For many, democracy is a guarantee of freedom, equality and popular rule. But for some, it is the rule of the ignorant and the average person in which number counts, not merit.1

Democracy is understood in a variety of ways. The Athenians in ancient Greece led by Pericles celebrated democracy, Plato rejected it as the rule of the ignorant and Aristotle found it as a corrupt form of polity, his balanced constitution. By the time Abraham Lincoln ended his famous Gettysburg speech on Nov. 17, 1863 in the mist of American Civil War commotions; in his last sentence he had already given both flesh and spirit to the meaning of democracy as government of the people, by the people, for the people. David Held in his Models of Democracy says that ‘the history of the idea of democracy is curious; the history of democracies is puzzling.’2 Let us get a flavour of this puzzle.

The concept of democracy originated in the Greek demokratia, meaning demos (the many or the people) and kratos (power or rule).3 It is apparent that the rule of the many or the people was in contrast to the rule of the few (aristocracy) or the rule of one (monarchy). For the Greeks, and for Plato and Aristotle, democracy was one of the forms of government or constitution and was part of the cyclical alteration. For both, democracy like aristocracy and monarchy in addition to being a form of government or constitution also represented certain principles and values. Aristotle found that democracy implied spirit of political equality and distributive principle based on free birth. A democratic constitution involved distribution of public offices and rewards based not on high birth, wealth or high education, but on free birth and rule of the people. In the classical sense, democracy is considered a form of government in which the many or the people ruled, and which distributed political offices based on equality and free birth.

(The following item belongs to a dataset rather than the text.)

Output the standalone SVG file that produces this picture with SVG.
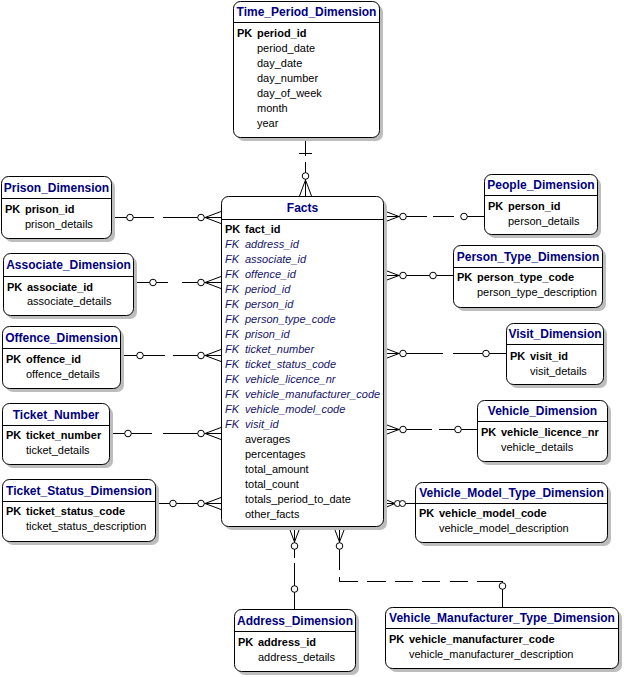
<svg xmlns="http://www.w3.org/2000/svg" width="624" height="677" viewBox="0 0 624 677">
<style>
text{font-family:"Liberation Sans",Arial,sans-serif}
.sh{fill:#bdbdbd;stroke:none}
.bx{fill:#fff;stroke:#000;stroke-width:1}
.hl{stroke:#000;stroke-width:1}
.t{font-size:12px;font-weight:bold;fill:#000080;text-anchor:middle}
.pk{font-size:11px;font-weight:bold;fill:#000}
.fk{font-size:11px;font-style:italic;fill:#14146a}
.a{font-size:11px;fill:#000}
.ln{fill:none;stroke:#000;stroke-width:1}
.c{fill:#fff;stroke:#000;stroke-width:1}
</style>
<rect width="624" height="677" fill="#fff"/>

<g id="connectors">
  <!-- Time_Period -> Facts -->
  <path class="ln" d="M305.5 137V156M305.5 162V180M299 153.5H312M305.5 180L299.5 196M305.5 180L311.5 196M305.5 180V196"/>
  <circle class="c" cx="305.5" cy="176" r="3.3"/>
  <!-- Prison -->
  <path class="ln" d="M111 217.5H154M163 217.5H221M205 217.5L221 211.5M205 217.5L221 223.5"/>
  <circle class="c" cx="130" cy="217.5" r="3.3"/><circle class="c" cx="201" cy="217.5" r="3.3"/>
  <!-- Associate -->
  <path class="ln" d="M133 282.5H168M182 282.5H221M205 282.5L221 276.5M205 282.5L221 288.5"/>
  <circle class="c" cx="153" cy="282.5" r="3.3"/><circle class="c" cx="201" cy="282.5" r="3.3"/>
  <!-- Offence -->
  <path class="ln" d="M120 355.5H165M173 355.5H221M205 355.5L221 349.5M205 355.5L221 361.5"/>
  <circle class="c" cx="140" cy="355.5" r="3.3"/><circle class="c" cx="201" cy="355.5" r="3.3"/>
  <!-- Ticket_Number -->
  <path class="ln" d="M109 433.5H152M163 433.5H221M205 433.5L221 427.5M205 433.5L221 439.5"/>
  <circle class="c" cx="128" cy="433.5" r="3.3"/><circle class="c" cx="201" cy="433.5" r="3.3"/>
  <!-- Ticket_Status -->
  <path class="ln" d="M155 503.5H221M205 503.5L221 497.5M205 503.5L221 509.5"/>
  <circle class="c" cx="173" cy="503.5" r="3.3"/><circle class="c" cx="201" cy="503.5" r="3.3"/>
  <!-- People -->
  <path class="ln" d="M383 216.5H427M433 216.5H454M461 216.5H484M399 216.5L383 210.5M399 216.5L383 222.5"/>
  <circle class="c" cx="403" cy="216.5" r="3.3"/><circle class="c" cx="464" cy="216.5" r="3.3"/>
  <!-- Person_Type -->
  <path class="ln" d="M383 275.5H453M399 275.5L383 269.5M399 275.5L383 281.5"/>
  <circle class="c" cx="403" cy="275.5" r="3.3"/><circle class="c" cx="433" cy="275.5" r="3.3"/>
  <!-- Visit -->
  <path class="ln" d="M383 353.5H443M453 353.5H506M399 353.5L383 347.5M399 353.5L383 359.5"/>
  <circle class="c" cx="403" cy="353.5" r="3.3"/><circle class="c" cx="486" cy="353.5" r="3.3"/>
  <!-- Vehicle -->
  <path class="ln" d="M383 429.5H432M439 429.5H477M399 429.5L383 423.5M399 429.5L383 435.5"/>
  <circle class="c" cx="403" cy="429.5" r="3.3"/><circle class="c" cx="458" cy="429.5" r="3.3"/>
  <!-- Vehicle_Model -->
  <path class="ln" d="M383 503.5H415M395 503.5L383 498.5M395 503.5L383 508.5"/>
  <circle class="c" cx="397.5" cy="503.5" r="3"/><circle class="c" cx="402.5" cy="503.5" r="3"/>
  <!-- Address -->
  <path class="ln" d="M294.5 526V558M294.5 563V609M294.5 542L288.5 526M294.5 542L300.5 526"/>
  <circle class="c" cx="294.5" cy="546" r="3.3"/><circle class="c" cx="294.5" cy="589" r="3.3"/>
  <!-- Vehicle_Manufacturer -->
  <path class="ln" d="M339.5 526V570M339.5 577V581.5M339.5 542L333.5 526M339.5 542L345.5 526M339 581.5H358M367 581.5H386M395 581.5H413M422 581.5H440M450 581.5H468M477 581.5H502.5M502.5 581V607"/>
  <circle class="c" cx="339.5" cy="546" r="3.3"/><circle class="c" cx="502.5" cy="586" r="3.3"/>
</g>

<g id="Time_Period_Dimension">
  <rect class="sh" x="237" y="5" width="146" height="136" rx="7"/>
  <rect class="bx" x="233.5" y="1.5" width="146" height="136" rx="7"/>
  <line class="hl" x1="233.5" y1="22.5" x2="379.5" y2="22.5"/>
  <text class="t" x="306.5" y="16">Time_Period_Dimension</text>
  <text class="pk" x="237" y="37">PK</text><text class="pk" x="257" y="37">period_id</text>
  <text class="a" x="257" y="52">period_date</text>
  <text class="a" x="257" y="67">day_date</text>
  <text class="a" x="257" y="82">day_number</text>
  <text class="a" x="257" y="97">day_of_week</text>
  <text class="a" x="257" y="112">month</text>
  <text class="a" x="257" y="127">year</text>
</g>

<g id="Facts">
  <rect class="sh" x="225" y="200" width="162" height="330" rx="7"/>
  <rect class="bx" x="221.5" y="196.5" width="162" height="330" rx="7"/>
  <line class="hl" x1="221.5" y1="219.5" x2="383.5" y2="219.5"/>
  <text class="t" x="302.5" y="212">Facts</text>
  <text class="pk" x="225" y="233">PK</text><text class="pk" x="245" y="233">fact_id</text>
  <text class="fk" x="225" y="248">FK</text><text class="fk" x="245" y="248">address_id</text>
  <text class="fk" x="225" y="263">FK</text><text class="fk" x="245" y="263">associate_id</text>
  <text class="fk" x="225" y="278">FK</text><text class="fk" x="245" y="278">offence_id</text>
  <text class="fk" x="225" y="293">FK</text><text class="fk" x="245" y="293">period_id</text>
  <text class="fk" x="225" y="308">FK</text><text class="fk" x="245" y="308">person_id</text>
  <text class="fk" x="225" y="323">FK</text><text class="fk" x="245" y="323">person_type_code</text>
  <text class="fk" x="225" y="338">FK</text><text class="fk" x="245" y="338">prison_id</text>
  <text class="fk" x="225" y="353">FK</text><text class="fk" x="245" y="353">ticket_number</text>
  <text class="fk" x="225" y="368">FK</text><text class="fk" x="245" y="368">ticket_status_code</text>
  <text class="fk" x="225" y="383">FK</text><text class="fk" x="245" y="383">vehicle_licence_nr</text>
  <text class="fk" x="225" y="398">FK</text><text class="fk" x="245" y="398">vehicle_manufacturer_code</text>
  <text class="fk" x="225" y="413">FK</text><text class="fk" x="245" y="413">vehicle_model_code</text>
  <text class="fk" x="225" y="428">FK</text><text class="fk" x="245" y="428">visit_id</text>
  <text class="a" x="245" y="443">averages</text>
  <text class="a" x="245" y="458">percentages</text>
  <text class="a" x="245" y="473">total_amount</text>
  <text class="a" x="245" y="488">total_count</text>
  <text class="a" x="245" y="503">totals_period_to_date</text>
  <text class="a" x="245" y="518">other_facts</text>
</g>

<g id="Prison_Dimension">
  <rect class="sh" x="5" y="180" width="110" height="62" rx="7"/>
  <rect class="bx" x="1.5" y="176.5" width="110" height="62" rx="7"/>
  <line class="hl" x1="1.5" y1="198.5" x2="111.5" y2="198.5"/>
  <text class="t" x="56.5" y="192">Prison_Dimension</text>
  <text class="pk" x="5" y="213">PK</text><text class="pk" x="25" y="213">prison_id</text>
  <text class="a" x="25" y="228">prison_details</text>
</g>

<g id="Associate_Dimension">
  <rect class="sh" x="7" y="257" width="130" height="62" rx="7"/>
  <rect class="bx" x="3.5" y="253.5" width="130" height="62" rx="7"/>
  <line class="hl" x1="3.5" y1="276.5" x2="133.5" y2="276.5"/>
  <text class="t" x="68.5" y="269">Associate_Dimension</text>
  <text class="pk" x="7" y="291">PK</text><text class="pk" x="27" y="291">associate_id</text>
  <text class="a" x="27" y="305">associate_details</text>
</g>

<g id="Offence_Dimension">
  <rect class="sh" x="6" y="330" width="118" height="62" rx="7"/>
  <rect class="bx" x="2.5" y="326.5" width="118" height="62" rx="7"/>
  <line class="hl" x1="2.5" y1="348.5" x2="120.5" y2="348.5"/>
  <text class="t" x="61.5" y="342">Offence_Dimension</text>
  <text class="pk" x="6" y="363">PK</text><text class="pk" x="26" y="363">offence_id</text>
  <text class="a" x="26" y="378">offence_details</text>
</g>

<g id="Ticket_Number">
  <rect class="sh" x="6" y="407" width="107" height="61" rx="7"/>
  <rect class="bx" x="2.5" y="403.5" width="107" height="61" rx="7"/>
  <line class="hl" x1="2.5" y1="425.5" x2="109.5" y2="425.5"/>
  <text class="t" x="56" y="419">Ticket_Number</text>
  <text class="pk" x="6" y="439">PK</text><text class="pk" x="26" y="439">ticket_number</text>
  <text class="a" x="26" y="454">ticket_details</text>
</g>

<g id="Ticket_Status_Dimension">
  <rect class="sh" x="6" y="483" width="153" height="62" rx="7"/>
  <rect class="bx" x="2.5" y="479.5" width="153" height="62" rx="7"/>
  <line class="hl" x1="2.5" y1="501.5" x2="155.5" y2="501.5"/>
  <text class="t" x="79" y="495">Ticket_Status_Dimension</text>
  <text class="pk" x="6" y="515">PK</text><text class="pk" x="26" y="515">ticket_status_code</text>
  <text class="a" x="26" y="530">ticket_status_description</text>
</g>

<g id="People_Dimension">
  <rect class="sh" x="488" y="178" width="113" height="60" rx="7"/>
  <rect class="bx" x="484.5" y="174.5" width="113" height="60" rx="7"/>
  <line class="hl" x1="484.5" y1="195.5" x2="597.5" y2="195.5"/>
  <text class="t" x="541" y="189">People_Dimension</text>
  <text class="pk" x="488" y="210">PK</text><text class="pk" x="508" y="210">person_id</text>
  <text class="a" x="508" y="225">person_details</text>
</g>

<g id="Person_Type_Dimension">
  <rect class="sh" x="457" y="249" width="149" height="62" rx="7"/>
  <rect class="bx" x="453.5" y="245.5" width="149" height="62" rx="7"/>
  <line class="hl" x1="453.5" y1="267.5" x2="602.5" y2="267.5"/>
  <text class="t" x="528" y="261">Person_Type_Dimension</text>
  <text class="pk" x="457" y="281">PK</text><text class="pk" x="477" y="281">person_type_code</text>
  <text class="a" x="477" y="296">person_type_description</text>
</g>

<g id="Visit_Dimension">
  <rect class="sh" x="510" y="327" width="97" height="61" rx="7"/>
  <rect class="bx" x="506.5" y="323.5" width="97" height="61" rx="7"/>
  <line class="hl" x1="506.5" y1="344.5" x2="603.5" y2="344.5"/>
  <text class="t" x="555" y="338">Visit_Dimension</text>
  <text class="pk" x="510" y="360">PK</text><text class="pk" x="530" y="360">visit_id</text>
  <text class="a" x="530" y="375">visit_details</text>
</g>

<g id="Vehicle_Dimension">
  <rect class="sh" x="481" y="404" width="130" height="61" rx="7"/>
  <rect class="bx" x="477.5" y="400.5" width="130" height="61" rx="7"/>
  <line class="hl" x1="477.5" y1="421.5" x2="607.5" y2="421.5"/>
  <text class="t" x="542.5" y="415">Vehicle_Dimension</text>
  <text class="pk" x="481" y="436">PK</text><text class="pk" x="501" y="436">vehicle_licence_nr</text>
  <text class="a" x="501" y="451">vehicle_details</text>
</g>

<g id="Vehicle_Model_Type_Dimension">
  <rect class="sh" x="419" y="486" width="192" height="60" rx="7"/>
  <rect class="bx" x="415.5" y="482.5" width="192" height="60" rx="7"/>
  <line class="hl" x1="415.5" y1="503.5" x2="607.5" y2="503.5"/>
  <text class="t" x="511.5" y="497">Vehicle_Model_Type_Dimension</text>
  <text class="pk" x="419" y="517">PK</text><text class="pk" x="439" y="517">vehicle_model_code</text>
  <text class="a" x="439" y="532">vehicle_model_description</text>
</g>

<g id="Address_Dimension">
  <rect class="sh" x="238" y="613" width="121" height="62" rx="7"/>
  <rect class="bx" x="234.5" y="609.5" width="121" height="62" rx="7"/>
  <line class="hl" x1="234.5" y1="631.5" x2="355.5" y2="631.5"/>
  <text class="t" x="295" y="625">Address_Dimension</text>
  <text class="pk" x="238" y="646">PK</text><text class="pk" x="258" y="646">address_id</text>
  <text class="a" x="258" y="661">address_details</text>
</g>

<g id="Vehicle_Manufacturer_Type_Dimension">
  <rect class="sh" x="389" y="611" width="233" height="61" rx="7"/>
  <rect class="bx" x="385.5" y="607.5" width="233" height="61" rx="7"/>
  <line class="hl" x1="385.5" y1="628.5" x2="618.5" y2="628.5"/>
  <text class="t" x="502" y="622">Vehicle_Manufacturer_Type_Dimension</text>
  <text class="pk" x="389" y="643">PK</text><text class="pk" x="409" y="643">vehicle_manufacturer_code</text>
  <text class="a" x="409" y="658">vehicle_manufacturer_description</text>
</g>
</svg>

Classical democracy is generally identified with the democratic set up that prevailed in Athens in ancient Greece. Classical democracy generally has two main features. Firstly, it was rule of the many or the people; and secondly, it was practiced directly, i.e., people participated in person in the day-to-day operation of the political affairs and public office. Direct participation is still found in many Swiss cantons and some of the states in USA. However, in these cases, direct participation is in the form of legislation or making of law through initiative (legislation is proposed by the people instead of elected members), referendum and plebiscite (direct voting on certain issues of public importance either for making law or deciding the issue) and in the form of control on the elected representatives through recall (elected members are called back, removed by the people mid-way unlike the practice of fixed terms in our democracy). This is called direct or participatory democracy. In classical sense, democracy means a form of government directly participated by the people in policy and legislation-making.

However, by the time democracy journeyed to the modern world, the people became sufficiently large and the government adequately complex. Direct participation became impractical and affairs of the government technically demanding. By seventeenth century in Europe, absolutist monarchies were giving way to popular governments and by the close of eighteenth century the trio of Revolutions – the English (1688), the American (1776) and the French (1789), heralded the modern era of representative democratic rule. The political ideas of social contract and consent (Locke and Rousseau) rights of the individual (Locke and Paine) and representation gave philosophical and political bases to representative democracy.

Meanwhile, representative democracy required defining two things, one, who would be representatives, and two, who would choose the representatives. Apparently, the people or the general citizenry is to be the choosers and from amongst them, who so ever command their confidence and consent, the representatives. This, in turn, means giving political rights to the people for choosing. As such, democracy as a form of government came to become representative, i.e., rule by the representative delegates of the people. A group of elected representatives and not the people per se runs the affairs of the government. This is indirect or representative democracy, which we find in many countries in the contemporary times, including India. In classical sense, democracy has two forms of government, one, direct or participatory democracy and the other, indirect or representative democracy.

Subsequently, democracy has acquired various forms and has been interpreted and understood differently. Fundamentally, the concept of democracy means distribution of power in society and its implication for political power. This is to say who wields power and how it is reflected in the political set up. Liberal approach views power distribution in society as one of dispersion and distribution in such a manner that individuals and groups enjoy power and they influence the exercise of political power. Pluralist approach, a sub-set of liberal approach, assumes that society has various groups, which act as power centres and influence exercise of political power. There is an elitist approach that upholds that power distribution in society is in favour of a small minority of the people. The basic assumption of the elitist approach is that democracy as a government is a rule of elite minority and not of the people. In contrast to all these, the Marxian approach denies any possibility of democracy in a capitalist society and argues for socialist democracy. Democracy is a capitalist set is a class rule, rule of the owners over the labourers.